保守論客の独り言

社会の様々な問題に保守の視点で斬り込みます

石破茂氏は「オワコン」だ!(1) ~ミスター自虐史観~

最近、「終わったコンテンツ(内容)」を「オワコン」と呼んだりするが、石破茂氏の発言を聞いているとまさに「オワコン」と思わざるを得ない。

 自民党総裁選に立候補した石破茂元幹事長は、8日午後の所見発表演説会で、どうして戦前の日本が戦争になったのかについて持論を展開した。

《国民には正確なデータが知らされていなかった。メディアは戦争をあおった。そして権力とメディアが癒着をした、さらには、そういうことをすれば予算が削られる、そう恐れた軍部もあった。反軍演説をした但馬の代議士、斎藤隆夫(は)、衆院議員を除名になった。反対した者はわずか7名であった。

 それぞれが保身に走り、個の利益、全体の利益を優先したとき、国は悲劇の道を歩む。そのようなことを決して繰り返してはならない。戦後は終わったということを、私たちはもう一度心に刻まなければなりません》(産経ニュース2020.9.8 16:37)

 国民が確かな情報を持ち合わせていなかったことが国を誤らせたとでも言いたい口振りである。このように考える人は「間接民主制」というものを理解していない人である。

 当たり前だが、国民は一人ひとり能力も違えば興味関心も異なる。同じ情報を与えられても反応は区々(まちまち)である。そこで議論を通して判断しようとするわけであるが、国民全員が一堂に会して議論することなど不可能である。したがって、選挙によって自分たちの代表を選び、その代表が議論し結論を導く形をとるわけである。

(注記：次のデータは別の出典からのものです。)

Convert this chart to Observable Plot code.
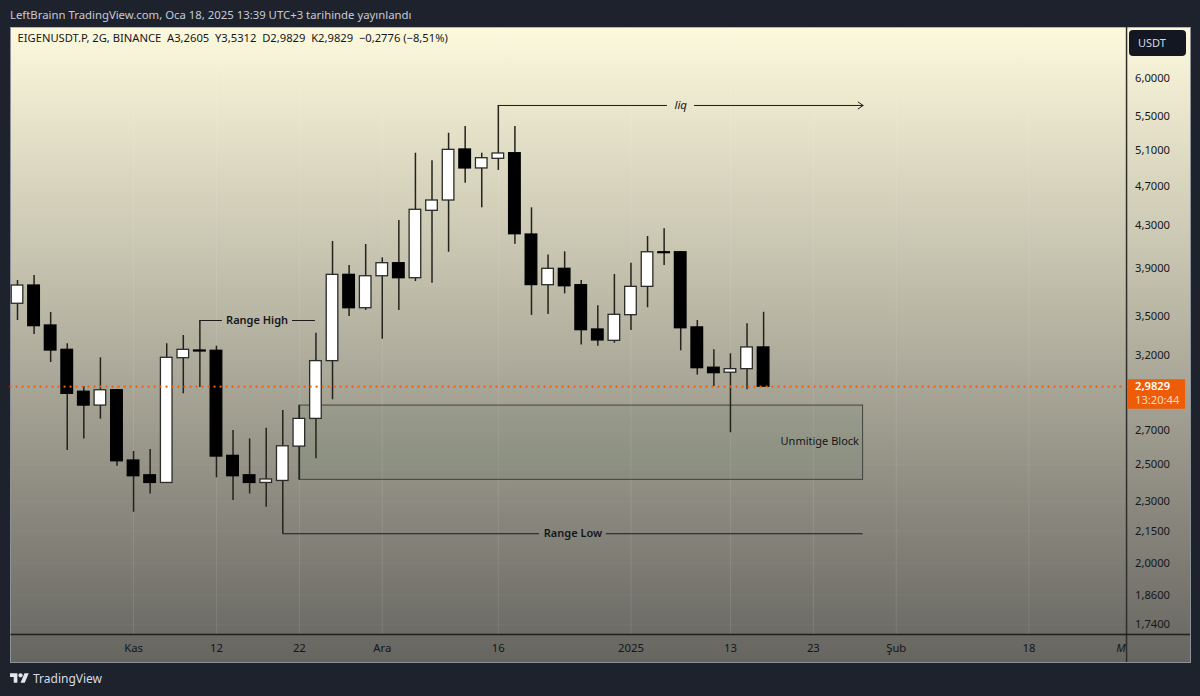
<!DOCTYPE html>
<html><head><meta charset="utf-8">
<script src="https://cdn.jsdelivr.net/npm/d3@7"></script>
<script src="https://cdn.jsdelivr.net/npm/@observablehq/plot@0.6"></script>
<style>
html,body{margin:0;padding:0;background:#1e222d;width:1200px;height:696px;overflow:hidden;font-family:"Noto Sans",sans-serif}
#head{height:27px;line-height:29px;padding-left:10px;color:#c6cad3;font-size:11.35px;white-space:nowrap}
#chart{position:relative;height:635px;width:1200px}
#panel{position:absolute;left:10px;top:0;width:1179px;height:634px;border:1px solid #8d919a;border-top-color:#b9b8a8;background:linear-gradient(180deg,#fdf9dd 0%,#666560 100%);box-sizing:content-box}
#chart svg{position:absolute;left:0;top:0;background:transparent}
#usdt{position:absolute;left:1129px;top:3px;width:57px;height:26px;border-radius:4px;background:#131722;color:#d5d9e2;font-size:11px;line-height:26px;text-indent:9px}
#foot{position:relative;height:34px;color:#d9dbe2;font-size:12px}
#foot svg{position:absolute;left:10px;top:11px}
#foot span{position:absolute;left:33px;top:8px}
</style></head><body>
<div id="head"></div>
<div id="chart"><div id="panel"></div></div>
<div id="foot"><svg width="19" height="10" viewBox="0 4 36 18" fill="#e4e6eb"><path d="M14 22H7V11H0V4h14v18zM28 22h-8l7.5-18h8L28 22z"/><circle cx="20" cy="8" r="4"/></svg><span>TradingView</span></div>
<script>
const headline = "LeftBrainn TradingView.com, Oca 18, 2025 13:39 UTC+3 tarihinde yayınlandı";
const legendText = "EIGENUSDT.P, 2G, BINANCE\u00a0\u00a0A3,2605\u00a0\u00a0Y3,5312\u00a0\u00a0D2,9829\u00a0\u00a0K2,9829\u00a0\u00a0−0,2776 (−8,51%)";
const countdown = "13:20:44";

const open  = [3.600,3.752,3.427,3.243,2.949,2.858,2.959,2.523,2.440,2.398,3.182,3.238,3.236,2.550,2.440,2.398,2.409,2.604,2.773,3.161,3.844,3.564,3.832,3.947,3.815,4.445,4.550,5.108,4.893,5.001,5.065,4.212,3.755,3.897,3.755,3.396,3.310,3.508,3.741,4.046,4.046,3.412,3.114,3.079,3.104,3.2605];
const close = [3.752,3.422,3.238,2.935,2.858,2.959,2.519,2.435,2.398,3.185,3.243,3.231,2.546,2.435,2.398,2.417,2.606,2.773,3.161,3.844,3.564,3.832,3.947,3.815,4.455,4.550,5.104,4.893,5.008,5.062,4.215,3.756,3.897,3.746,3.391,3.313,3.511,3.741,4.046,4.038,3.406,3.111,3.076,3.104,3.2605,2.9829];
const high  = [3.795,3.838,3.530,3.288,2.984,3.185,2.962,2.575,2.587,3.288,3.350,3.466,3.270,2.701,2.650,2.715,2.826,2.858,3.368,4.146,3.926,4.118,3.995,4.348,5.065,4.979,5.300,5.381,5.065,5.644,5.381,4.475,4.022,4.050,3.795,3.584,3.847,3.947,4.193,4.267,4.050,3.466,3.243,3.214,3.440,3.5312];
const low   = [3.466,3.358,3.151,2.581,2.650,2.771,2.490,2.244,2.339,2.397,2.935,2.978,2.426,2.304,2.339,2.270,2.137,2.415,2.533,2.896,3.498,3.546,3.322,3.546,3.786,3.772,4.046,4.732,4.475,4.871,4.121,3.506,3.514,3.682,3.278,3.270,3.292,3.389,3.568,3.926,3.236,3.062,2.984,2.687,2.962,2.9829];

const priceTicks = [6,5.5,5.1,4.7,4.3,3.9,3.5,3.2,2.7,2.5,2.3,2.15,2,1.86,1.74];
const timeTickBars = [7,12,17,22,29,37,43,48,53,61];
const timeTickLabels = ["Kas","12","22","Ara","16","2025","13","23","Şub","18"];

const rangeHigh = 3.466, rangeLow = 2.137, liqLevel = 5.644;
const blockTop = 2.858, blockBottom = 2.415;
const lastClose = close[close.length-1];

document.getElementById("head").textContent = headline;

const candles = d3.range(open.length).map(i => ({i, o:open[i], c:close[i], h:high[i], l:low[i], up:close[i]>=open[i]}));
const fmt = v => v.toFixed(4).replace(".",",");
const INK = "#14161c";
const FONT = '"Noto Sans",sans-serif';
const axisBar = 66.89, plotFloor = 1.7006, plotLeft = -0.39;

const plot = Plot.plot({
  width:1200, height:635, margin:0,
  style:{background:"transparent", fontFamily:FONT},
  x:{type:"linear", domain:[-1.0253,71.35], range:[0,1200], axis:null},
  y:{type:"log", domain:[1.596,6.7357], range:[635,0], axis:null},
  marks:[
    // grid
    Plot.ruleX(timeTickBars,{x:d=>d, y1:6.7357, y2:plotFloor, stroke:"#fff", strokeOpacity:0.1, strokeWidth:1}),
    Plot.ruleY(priceTicks,{y:d=>d, x1:plotLeft, x2:axisBar, stroke:"#fff", strokeOpacity:0.04, strokeWidth:1}),
    // block
    Plot.rect([0],{x1:()=>17, x2:()=>51, y1:()=>blockBottom, y2:()=>blockTop, fill:"#5d7f60", fillOpacity:0.14, stroke:"#2b2f2a", strokeOpacity:0.8, strokeWidth:1}),
    // annotations
    Plot.ruleY([rangeHigh],{y:d=>d, x1:11, x2:12.36, stroke:"#1c1c1c", strokeWidth:1}),
    Plot.ruleY([rangeHigh],{y:d=>d, x1:16.59, x2:17.97, stroke:"#1c1c1c", strokeWidth:1}),
    Plot.ruleY([liqLevel],{y:d=>d, x1:29, x2:39.2, stroke:"#1c1c1c", strokeWidth:1}),
    Plot.arrow([0],{x1:()=>40.83, x2:()=>51, y1:()=>liqLevel, y2:()=>liqLevel, stroke:"#1c1c1c", strokeWidth:1, headLength:9, headAngle:70}),
    Plot.ruleY([rangeLow],{y:d=>d, x1:16, x2:31.48, stroke:"#1c1c1c", strokeWidth:1.2}),
    Plot.ruleY([rangeLow],{y:d=>d, x1:35.52, x2:51, stroke:"#1c1c1c", strokeWidth:1.2}),
    // wicks and bodies
    Plot.ruleX(candles,{x:"i", y1:"l", y2:"h", stroke:"#23231c", strokeWidth:1.5}),
    Plot.rect(candles,{x1:d=>d.i-0.35, x2:d=>d.i+0.35, y1:"o", y2:"c", fill:d=>d.up?"#fff":"#000", stroke:d=>d.up?"#2b2b28":"#000", strokeWidth:1.3}),
    // last price
    Plot.ruleY([lastClose],{y:d=>d, x1:plotLeft, x2:axisBar, stroke:"#f0600f", strokeWidth:2.2, strokeLinecap:"round", strokeDasharray:"0.1,5.9"}),
    // axis separators
    Plot.ruleX([axisBar],{x:d=>d, stroke:"#2e2e2a", strokeWidth:1.5}),
    Plot.ruleY([plotFloor],{y:d=>d, x1:plotLeft, x2:70.75, stroke:"#1f1f1c", strokeWidth:1.5}),
    // price labels
    Plot.text(priceTicks,{y:d=>d, x:()=>67.4, text:fmt, textAnchor:"start", fill:INK, fontSize:11.2}),
    Plot.ruleY([lastClose],{y:d=>d, x1:66.95, x2:70.45, dy:7.3, stroke:"#ee5c08", strokeWidth:29.7}),
    Plot.text([lastClose],{y:d=>d, x:()=>67.4, text:fmt, textAnchor:"start", fill:"#fff", fontSize:11.2, fontWeight:600}),
    Plot.text([lastClose],{y:d=>d, x:()=>67.4, dy:14, text:()=>countdown, textAnchor:"start", fill:"#ffdcc0", fontSize:11.2}),
    // time labels
    Plot.text(timeTickBars,{x:d=>d, text:(d,i)=>timeTickLabels[i], frameAnchor:"bottom", lineAnchor:"middle", dy:-14, fill:INK, fontSize:11.3}),
    Plot.text(["M"],{x:()=>66.85, frameAnchor:"bottom", lineAnchor:"middle", dy:-14, textAnchor:"end", fill:INK, fontSize:11.3, fontStyle:"italic"}),
    // annotation text
    Plot.text(["Range High"],{x:()=>14.45, y:()=>rangeHigh, fill:INK, fontSize:11, fontWeight:600}),
    Plot.text(["Range Low"],{x:()=>33.5, y:()=>rangeLow, fill:INK, fontSize:11, fontWeight:600}),
    Plot.text(["liq"],{x:()=>40, y:()=>liqLevel, fill:INK, fontSize:11.5, fontStyle:"italic"}),
    Plot.text(["Unmitige Block"],{x:()=>50.75, y:()=>2.634, textAnchor:"end", fill:INK, fontSize:11}),
    // legend
    Plot.text([legendText],{frameAnchor:"top-left", dx:17, dy:7, fill:INK, fontSize:11.2, lineAnchor:"top"})
  ]
});
const chart = document.getElementById("chart");
chart.appendChild(plot);
const u = document.createElement("div"); u.id="usdt"; u.textContent="USDT"; chart.appendChild(u);
</script>
</body></html>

 また、石破氏は<メディアは戦争をあおった>と言う。これが問題であったという問題意識があるなら、今の状態はどうなのか。メディアは国民を煽ってはいないのか。メディアは、確かな情報を国民に伝えることよりも、自分たちが考える方向に国民を誘導しようとしてはいないか。

 こういったことに対する反省がまったくといってなされていないのが石破茂氏である。

 さらなる石破氏の問題は、戦争という相手を必要とするものを自分の側からしか考察できていないところである。日本が侵略欲よろしく大陸へ進出したなどという話は「国際感覚」というものを欠いた幼稚な発想である。はっきり言おう。国際的な問題を自分の側からだけしか見ることが出来ないような人間は絶対に国の指導者となってはならないのである。

 当時の国際情勢はどのようなものであったのか。その中で日本はどうして戦争という手段に訴えなければならなかったのか。そのことについての省察なくして歴史を語るべきではない。

 戦後75年が過ぎ、当時は知り得なかった情報が明らかとなってきている。米国で公開されつつある『ヴェノナ文書』はその最たるものである。米国においてコミンテルンがいかに暗躍していたのかが知れる貴重な文書である。フーバー米元大統領も歴史書を書いている。チャーチルの著作もある。

 これらを見れば、日本が戦争を起こしたというよりも戦争に巻き込まれたという方が正しいことが分かるだろう。が、石破氏はこれらの情報を参照しない。